The PD leader cannot be found, causing the cluster to be unavailable

Note:
This topic has been translated from a Chinese forum by GPT and might contain errors.

Original topic: pd的leader找不到,导致集群不可用

| username: 中国电信TIKV

[TiDB Usage Environment] Production Environment / Testing / Poc
[TiDB Version]
[Reproduction Path] What operations were performed when the issue occurred
In the architecture of juicefs+tikv, during daily task runs, the PD leader could not be found, causing the cluster to be unavailable.
[Encountered Issue: Problem Phenomenon and Impact]
PD log error: load from etcd meet error, the first error occurred at 11:29, followed by a period of memory and coroutine surge, and finally, it could not recover automatically and had to manually restart the cluster.
[Resource Configuration] Go to TiDB Dashboard - Cluster Info - Hosts and take a screenshot of this page
[Attachments: Screenshots/Logs/Monitoring]

c1f49cd15f892f95b88bd9dfa01421e

| username: 中国电信TIKV | Original post link

This has happened many times in the quasi-production environment.

| username: 中国电信TIKV | Original post link

Since we saw that v7.1.0 updated this bug, we upgraded to this version.
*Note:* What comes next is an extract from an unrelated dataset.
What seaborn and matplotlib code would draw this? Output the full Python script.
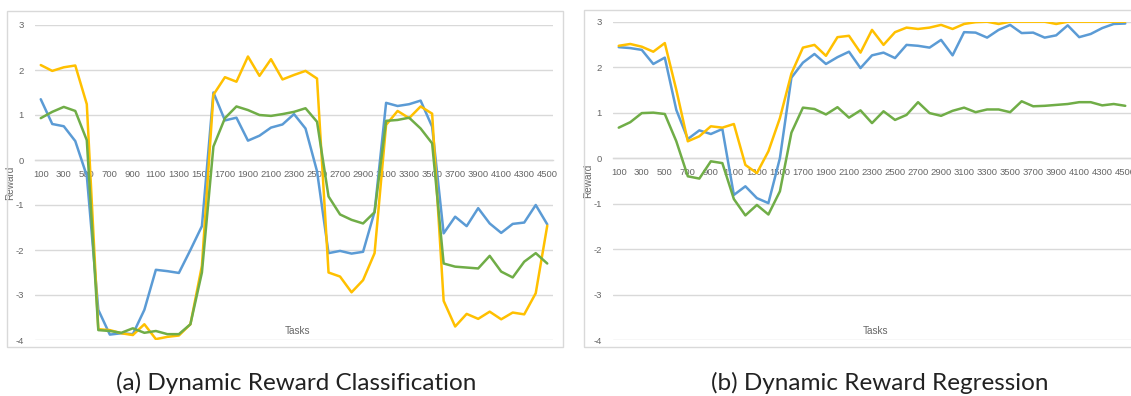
import numpy as np
import pandas as pd
import matplotlib
matplotlib.use("Agg")
import matplotlib.pyplot as plt
from matplotlib.patches import Rectangle
import seaborn as sns

# Task checkpoints (x categories)
tasks = list(range(100, 4600, 100))
tick_tasks = list(range(100, 4600, 200))
y_ticks = [-4, -3, -2, -1, 0, 1, 2, 3]

# (a) Dynamic reward, classification
cls_blue = [1.35, 0.80, 0.75, 0.42, -0.35, -3.33, -3.88, -3.85, -3.87, -3.33,
            -2.44, -2.47, -2.51, -2.00, -1.47, 1.50, 0.88, 0.94, 0.43, 0.54,
            0.72, 0.79, 1.02, 0.70, -0.25, -2.07, -2.02, -2.08, -2.04, -1.15,
            1.27, 1.20, 1.24, 1.32, 0.74, -1.63, -1.26, -1.47, -1.07, -1.41,
            -1.62, -1.42, -1.39, -1.00, -1.43]
cls_gold = [2.11, 1.98, 2.06, 2.10, 1.24, -3.76, -3.78, -3.85, -3.89, -3.65,
            -3.98, -3.93, -3.90, -3.65, -2.35, 1.45, 1.84, 1.74, 2.30, 1.87,
            2.24, 1.79, 1.89, 1.98, 1.81, -2.50, -2.59, -2.94, -2.67, -2.07,
            0.78, 1.09, 0.93, 1.19, 1.03, -3.13, -3.70, -3.42, -3.53, -3.37,
            -3.54, -3.39, -3.43, -2.96, -1.46]
cls_green = [0.93, 1.07, 1.18, 1.09, 0.44, -3.78, -3.80, -3.84, -3.74, -3.84,
             -3.80, -3.87, -3.87, -3.65, -2.50, 0.30, 0.93, 1.19, 1.11, 1.00,
             0.98, 1.02, 1.07, 1.15, 0.85, -0.81, -1.21, -1.33, -1.41, -1.16,
             0.87, 0.89, 0.94, 0.70, 0.37, -2.30, -2.37, -2.39, -2.41, -2.13,
             -2.48, -2.61, -2.26, -2.07, -2.30]

# (b) Dynamic reward, regression
reg_blue = [2.44, 2.42, 2.38, 2.07, 2.21, 1.06, 0.42, 0.61, 0.53, 0.64,
            -0.81, -0.62, -0.88, -0.99, 0.00, 1.77, 2.10, 2.29, 2.07, 2.22,
            2.34, 1.98, 2.26, 2.32, 2.20, 2.49, 2.47, 2.43, 2.60, 2.26,
            2.77, 2.76, 2.65, 2.82, 2.93, 2.75, 2.76, 2.65, 2.70, 2.92,
            2.66, 2.73, 2.86, 2.95, 2.96]
reg_gold = [2.47, 2.51, 2.45, 2.34, 2.53, 1.50, 0.37, 0.48, 0.70, 0.67,
            0.75, -0.15, -0.33, 0.15, 0.88, 1.86, 2.43, 2.49, 2.25, 2.66,
            2.69, 2.32, 2.82, 2.49, 2.77, 2.87, 2.84, 2.87, 2.93, 2.84,
            2.95, 2.99, 3.00, 2.95, 3.00, 3.00, 3.00, 3.00, 2.95, 3.00,
            3.00, 3.00, 3.00, 3.00, 3.00]
reg_green = [0.67, 0.79, 0.99, 1.00, 0.97, 0.37, -0.40, -0.45, -0.07, -0.11,
             -0.90, -1.26, -1.03, -1.24, -0.73, 0.56, 1.11, 1.08, 0.96, 1.12,
             0.89, 1.05, 0.77, 1.03, 0.84, 0.95, 1.23, 0.99, 0.93, 1.04,
             1.11, 1.01, 1.07, 1.07, 1.01, 1.25, 1.14, 1.15, 1.17, 1.19,
             1.23, 1.23, 1.16, 1.19, 1.15]

captions = ["(a) Dynamic Reward Classification", "(b) Dynamic Reward Regression"]
series_names = ["blue", "gold", "green"]
palette = {"blue": "#5B9BD5", "gold": "#FFC000", "green": "#70AD47"}

sns.set_style("white")
plt.rcParams["font.family"] = ["Liberation Sans", "DejaVu Sans"]

W, H = 1131, 396
fig = plt.figure(figsize=(W / 100, H / 100), dpi=100)


def px_rect(x0, y0, x1, y1):
    """Figure-fraction rectangle from pixel corners (top-left origin)."""
    return [x0 / W, 1 - y1 / H, (x1 - x0) / W, (y1 - y0) / H]


def long_frame(blue, gold, green):
    return pd.DataFrame({
        "Tasks": tasks * 3,
        "Reward": blue + gold + green,
        "series": sum([[n] * len(tasks) for n in series_names], []),
    })


grid_col = "#d9d9d9"
text_col = "#666666"

panels = [
    dict(data=long_frame(cls_blue, cls_gold, cls_green), frame=(7, 11, 563, 347),
         axes=(35, 25, 553, 340), caption_x=296),
    dict(data=long_frame(reg_blue, reg_gold, reg_green), frame=(584, 10, 1140, 347),
         axes=(613, 21.7, 1131, 340), caption_x=880),
]

for p, cap in zip(panels, captions):
    fx0, fy0, fx1, fy1 = p["frame"]
    fig.patches.append(Rectangle((fx0 / W, 1 - fy1 / H), (fx1 - fx0) / W, (fy1 - fy0) / H,
                                 transform=fig.transFigure, fill=False,
                                 edgecolor=grid_col, linewidth=1.0, zorder=0))
    ax = fig.add_axes(px_rect(*p["axes"]))
    ax.set_facecolor("none")
    sns.lineplot(data=p["data"], x="Tasks", y="Reward", hue="series",
                 hue_order=series_names, palette=palette, linewidth=1.8,
                 legend=False, ax=ax, zorder=3)
    ax.set_xlim(50, 4550)
    ax.set_ylim(-4, 3)
    ax.set_yticks(y_ticks)
    ax.set_yticklabels([str(v) for v in y_ticks])
    ax.set_xticks(tick_tasks)
    ax.set_xticklabels([str(t) for t in tick_tasks])
    for v in y_ticks:
        ax.axhline(v, color=grid_col, linewidth=1.0, zorder=1)
    for s in ["top", "right", "left"]:
        ax.spines[s].set_visible(False)
    ax.spines["bottom"].set_position(("data", 0))
    ax.spines["bottom"].set_color(grid_col)
    ax.spines["bottom"].set_linewidth(1.0)
    ax.tick_params(axis="x", length=0, pad=7, labelsize=6.8, labelcolor=text_col)
    ax.tick_params(axis="y", length=0, pad=8, labelsize=6.8, labelcolor=text_col)
    ax.set_xlabel("Tasks", fontsize=7.2, color=text_col)
    ax.xaxis.set_label_coords(0.507, 0.045)
    ax.set_ylabel("Reward", fontsize=7.2, color=text_col)
    ax.yaxis.set_label_coords(-0.039, 0.5)
    ax.grid(False)
    fig.text(p["caption_x"] / W, 1 - 383 / H, cap, ha="center", va="center",
             fontsize=17.5, family="Lato", color="#222222")

fig.savefig("out.png", dpi=100)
Now it seems that this cannot solve our problem.

| username: Billmay表妹 | Original post link

Enter TiDB Dashboard - Cluster Info - Hosts and take a screenshot of this page.
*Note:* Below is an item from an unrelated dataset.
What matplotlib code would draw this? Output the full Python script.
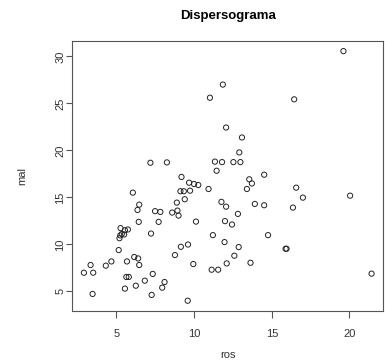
import matplotlib
matplotlib.use("Agg")
import matplotlib.pyplot as plt

# ros / mal values
ros = [2.91, 3.34, 3.51, 3.47, 4.32, 4.68, 5.15, 5.20, 5.25, 5.35,
       5.50, 5.27, 5.55, 5.74, 6.06, 6.47, 6.36, 6.44, 6.15, 6.40,
       5.68, 6.47, 5.64, 5.80, 5.55, 6.25, 6.83, 7.34, 7.27, 7.23,
       7.49, 7.83, 7.72, 8.10, 7.95, 8.59, 8.89, 8.93, 9.00, 8.77,
       9.15, 9.61, 9.19, 9.12, 9.34, 9.40, 9.68, 9.74, 10.00, 10.27,
       10.93, 10.12, 9.95, 9.59, 7.19, 8.25, 11.02, 19.61, 11.85, 16.44,
       12.06, 13.08, 12.91, 11.34, 11.80, 12.53, 12.98, 11.45, 13.55, 14.51,
       13.72, 13.40, 16.57, 17.00, 20.04, 11.76, 12.06, 13.91, 14.51, 16.36,
       12.82, 11.99, 12.44, 11.21, 14.76, 11.96, 12.87, 15.89, 15.95, 12.59,
       12.10, 13.63, 11.13, 11.55, 21.42]
mal = [6.98, 7.80, 6.98, 4.72, 7.73, 8.18, 9.39, 10.65, 10.95, 11.10,
       11.05, 11.72, 11.50, 11.58, 15.50, 14.22, 13.66, 12.39, 8.65, 8.50,
       8.18, 7.80, 6.53, 6.53, 5.29, 5.60, 6.13, 6.85, 4.62, 11.15,
       13.53, 13.45, 12.39, 5.99, 5.39, 13.38, 14.44, 13.59, 13.06, 8.86,
       9.74, 9.98, 17.17, 15.65, 15.65, 14.80, 16.56, 15.71, 16.42, 16.31,
       15.89, 12.42, 7.90, 4.00, 18.68, 18.72, 25.60, 30.56, 27.00, 25.43,
       22.43, 21.37, 19.78, 18.80, 18.75, 18.75, 18.75, 17.83, 16.92, 17.41,
       16.48, 15.89, 16.03, 14.97, 15.18, 14.52, 14.01, 14.30, 14.16, 13.91,
       13.24, 12.47, 12.11, 10.98, 10.98, 10.24, 9.71, 9.53, 9.53, 8.79,
       7.97, 8.04, 7.30, 7.30, 6.88]

xticks = [5, 10, 15, 20]
yticks = [5, 10, 15, 20, 25, 30]

plt.rcParams['font.family'] = ['Liberation Sans', 'DejaVu Sans']

fig = plt.figure(figsize=(3.85, 3.64), dpi=100)
ax = fig.add_axes([0.188, 0.1464, 0.807, 0.7406])

ax.scatter(ros, mal, s=14, facecolors='none', edgecolors='#222222', linewidths=0.7)

# R style 4% padding
xr = max(ros) - min(ros)
yr = max(mal) - min(mal)
ax.set_xlim(min(ros) - 0.04 * xr, max(ros) + 0.04 * xr)
ax.set_ylim(min(mal) - 0.04 * yr, max(mal) + 0.04 * yr)

ax.set_xticks(xticks)
ax.set_yticks(yticks)
ax.tick_params(axis='both', direction='out', width=0.8, color='#555555',
               labelsize=8, labelcolor='#333333')
ax.tick_params(axis='x', length=5, pad=8)
ax.tick_params(axis='y', length=4.5, pad=0.5)
for lab in ax.get_yticklabels():
    lab.set_rotation(90)
    lab.set_va('center')

for sp in ax.spines.values():
    sp.set_color('#555555')
    sp.set_linewidth(0.8)

ax.set_xlabel('ros', fontsize=8, color='#333333', labelpad=8)
ax.set_ylabel('mal', fontsize=8, color='#333333', labelpad=20)
fig.text(0.592, 0.955, 'Dispersograma', ha='center', va='center',
         fontsize=9.5, fontweight='bold', color='black')

fig.savefig('out.png', dpi=100)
| username: 中国电信TIKV | Original post link

Thank you for your reply, cousin. However, we are currently unable to log in to the dashboard due to security issues and need to apply for access. Which specific monitoring graph would you like to see? I can take a screenshot from Grafana for you.

| username: pingyu | Original post link

The logs show etcd read/write timeout. Check if the machine’s CPU or hard disk is overwhelmed. The subsequent memory and goroutine surge might be caused by a cascading failure due to the earlier timeout.

| username: 中国电信TIKV | Original post link

These are some other logs, namely pd.log and pd_stderr.log. We will start continuous analysis and provide feedback if we capture anything further.

| username: Kongdom | Original post link

You can check it this way as well. It won’t be a mixed deployment, right?

| username: system | Original post link

This topic was automatically closed 60 days after the last reply. New replies are no longer allowed.